This post was written in collaboration with Bryan Snyder, Senior Marketing Analyst for Blackbaud.
It’s an easy trap to fall into, and I can’t help to think we share the blame. The conversation around email performance is wrong: open and click-through rates alone do not show constituent engagement.
In a couple of weeks, the 2013 Blackbaud Online Marketing Benchmark Study will be released (previously the Convio Online Marketing Benchmark Study). To say this is a highly anticipated, monumental report would be an understatement. The annual report informs how organizations measure impact relative to their peers. To the strategic services team, it’s our bible.
However, the benchmark study is a tool, and like any tool, it depends on how it’s used. The industry report identifies the trends (see the Blackbaud Index) which are used to inform the health of your online program, not overall constituent engagement. Used properly, you’ll know if your email metrics are at industry levels; used poorly, you’ll only scratch the surface of email performance.
The benchmark trends are important because they help us ensure our approach is on the path toward success, but a more accurate measurement is the number of constituents engaged. And that’s what the conversation should be around: constituent engagement, not open and click-through rates.
For example, if I send one email to 10,000 people and 2,000 opens the email, I have an open rate of 20 percent. However, if I send three emails to 5,000 people in each group and 1,000 opens each email, I still have an email open rate of 20 percent, but additional 1,000 constituents were engaged.
You may ask, does that mean my organization should be sending more email?
Well, yes, if that means more targeted emails to constituents based on interest, behavior, and inception.
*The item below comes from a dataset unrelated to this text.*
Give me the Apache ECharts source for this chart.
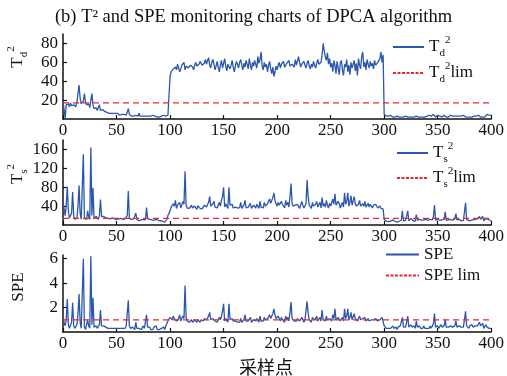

Today’s email marketing environment is highly competitive and requires the message frequency to correspond to message relevancy. Meaning, I’m less likely to be annoyed with the frequency of communication than I am with the failure of the content connecting to my interests.
The San Diego Zoo’s recent email performance analysis supports this position. As the number of total monthly messages grew more than 4 times over the course of three years due to increased segmentation and adoption of audience pathways, an internal question arose:
Does an increase in the number of email messages or the increase in the number of people identified in email messages lead to lower email message performance?
To answer this question, we reviewed the performance of the unique constituents on the email file over the past year to identify the trends in total number of message opens, clicks, and unsubscribes. This included the unique number of people per month who have opened, clicked, unsubscribed, or donated to an email message to determine (1) the overall effectiveness of the multiple messages being sent and (2) if more messages allows you to communicate with more people. Findings are below.
Figure 1: Opens and open rate.
Figure 2: Clicks and click rates.
Figure 3: Unsubscribes and unsubscribe rates.
These findings revealed that increased messaging has not compromised email performance as the number of opens and click-throughs increased in 2012. This was important to the San Diego Zoo as it validated the organization’s continued internal collaboration to create an email strategy that focuses on an audience-centric, not organization-centric approach to communication.
In summary, don’t be fooled by the face value of open and click-through rates (the same could be said for fundraising, but more on that a little later). There is always more than what meets the eye at first glance. Email performance should not only be measured by opens and click-throughs, as these metrics inform the health of our online program relative to industry trends, but by constituent engagement.